Knack a contacté dix notaires d’une sélection de quarante, mais aucun d’eux n’est prêt à commenter son compte annuel. Ils renvoient tous vers Erik Van Tricht, président de la Fédération Royale du Notariat belge. Ce dernier admet que les notaires gagnent bien leur vie. « J’ai rencontré peu de notaires pauvres. Pourtant, je pense que les revenus que vous mentionnez sont plutôt exceptionnels. Il y a quelques années, une étude de la Fédération des Professions Libérales et Intellectuelles révélait qu’en Belgique un notaire gagne 16 000 euros bruts par mois en moyenne, et il doit travailler dur pour gagner ça. Je compare les notaires aux CEO d’une petite PME, et je ne compte pas les CEO qui gagnent beaucoup plus que les notaires. Je sais que certaines personnes se plaignent de notaires coûteux, mais la plupart ne savent pas que la plus grande partie desdits frais de notaires sont les droits d’enregistrement que le notaire doit transférer à l’État. »

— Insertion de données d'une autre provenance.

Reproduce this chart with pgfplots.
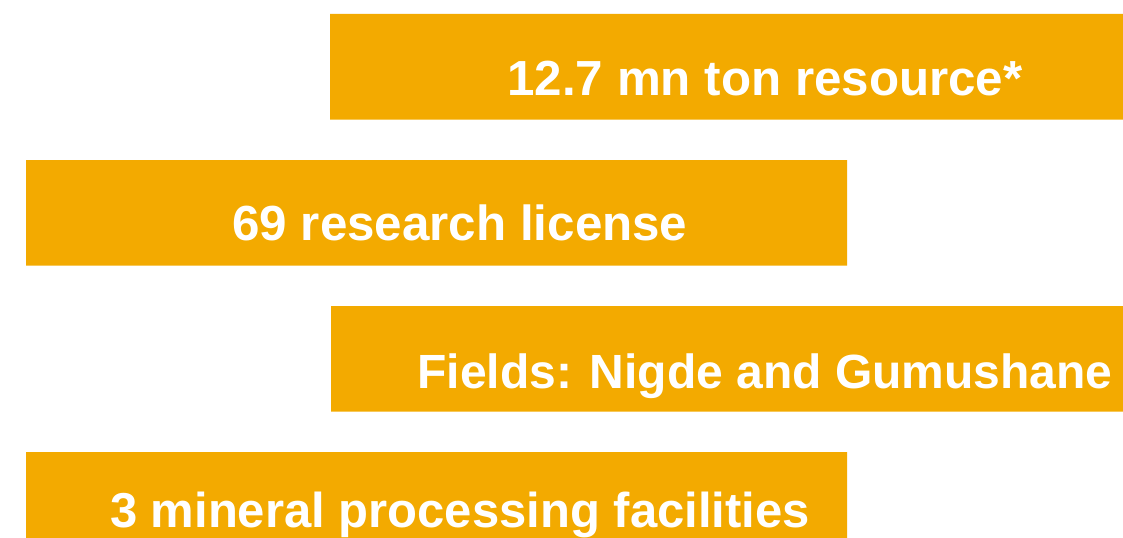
\documentclass[border=0pt]{standalone}
\usepackage{fontspec}
\setmainfont{Liberation Sans}
\usepackage{pgfplots}
\pgfplotsset{compat=1.18}
\definecolor{barorange}{HTML}{F3AA00}
\begin{document}
\begin{tikzpicture}
\begin{axis}[
  scale only axis,
  width=1123bp, height=537bp,
  xmin=0, xmax=1123, ymin=0, ymax=537,
  y dir=reverse,
  hide axis,
  xbar stacked,
  bar width=105.7,
  clip=false,
  name=ax,
]
% invisible offsets (bar start)
\addplot[draw=none, fill=none] coordinates {(330,66.85) (26,212.85) (331,358.85) (26,504.85)};
% visible lengths
\addplot[draw=none, fill=barorange] coordinates {(793,66.85) (821,212.85) (792,358.85) (821,504.85)};
\coordinate (t1) at (axis cs:765,96);
\coordinate (t2) at (axis cs:460,241);
\coordinate (t3) at (axis cs:765,388);
\coordinate (t4) at (axis cs:460,527);
\coordinate (sw) at (axis cs:0,537);
\coordinate (ne) at (axis cs:1123,0);
\end{axis}
\tikzset{lbl/.style={anchor=base, text=white, font=\fontsize{49.3bp}{56bp}\selectfont\bfseries}}
\node[lbl] at (t1) {12.7 mn ton resource*};
\node[lbl] at (t2) {69 research license};
\node[lbl, font=\fontsize{48bp}{56bp}\selectfont\bfseries] at (t3) {Fields: Nigde and Gumushane};
\node[lbl, font=\fontsize{49bp}{56bp}\selectfont\bfseries] at (t4) {3 mineral processing facilities};
\pgfresetboundingbox
\path (sw) rectangle (ne);
\end{tikzpicture}
\end{document}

Le notaire belge n’est pas si cher, estime Van Tricht. « Aux Pays-Bas, les honoraires sont généralement un peu moins chers, mais là-bas le système est différent. Quand il était ministre, Emmanuel Macron a adopté une nouvelle loi sur les professions réglementées en France. La conséquence, c’est que les honoraires pour les maisons bon marché ont baissé, mais qu’ils ont augmenté pour la plus grande partie de l’immobilier. »
Seuils communautaires
Inutile de dire que les notaires ne sont guère enthousiastes à l’idée de revoir les barèmes tarifaires. D’après Erik Van Tricht, ils sont difficiles à corriger. « Nous les avons déjà étudiés, et nous nous sommes heurtés aux seuils communautaires. Les coûts de l’immobilier diffèrent fort d’une région à l’autre, et donc aussi les revenus de notaires. Si nous baissons les tarifs pour l’immobilier, nos collègues wallons gagneront encore moins. En outre, les indemnités relativement élevées pour les transactions immobilières permettent aux notaires d’utiliser des tarifs sociaux pour les testaments par exemple. »

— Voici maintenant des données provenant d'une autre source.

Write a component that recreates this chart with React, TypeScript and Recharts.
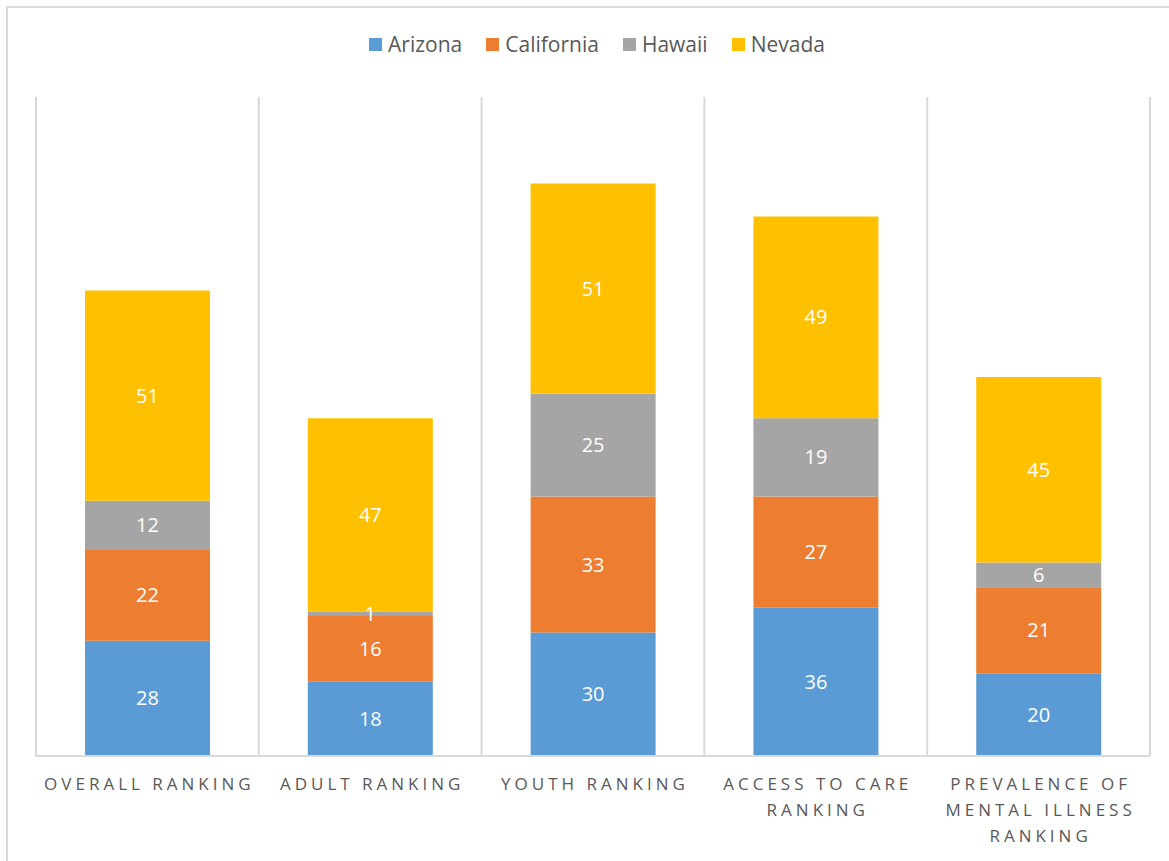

Il n’est pas simple, encore moins objectif, de comparer les revenus de différentes catégories professionnelles entre elles. Pourtant, il est frappant qu’un notaire moyen gagne nettement plus que le Premier ministre Charles Michel par exemple (229 000 euros brut par an). En Belgique, un haut fonctionnaire qui dirige un grand ministère gagne jusqu’à 190 000 euros brut par an. Ces personnes dirigent des milliers de fonctionnaires, alors qu’une étude de notaire moyenne compte cinq ou six collaborateurs. Sophie Dutordoir, CEO de la SNCB, et patronne d’environ 40 000 membres de personnel, se contente de 290 000 euros. Résumé brutalement, cela signifie que « notre » notaire de la côte gagne en deux mois le salaire annuel de la patronne de ce qu’on appelle l’entreprise la plus complexe de Belgique.
Freya Van den Bossche (sp.a) trouve ces revenus absurdes. « Que fait un notaire ? Il demande des documents à l’état pour dresser un acte notarié, y un appose un cachet d’authenticité, et renvoie le document à l’état. Ce n’est pas du tout un travail compliqué. Les études de notaire sont devenues les relais ou les centres de photocopies les plus chers du pays. »
Le ministre de la Justice Koen Geens a demandé à une série d’experts de moderniser la profession de notaire. Il s’attend à une proposition concrète en avril.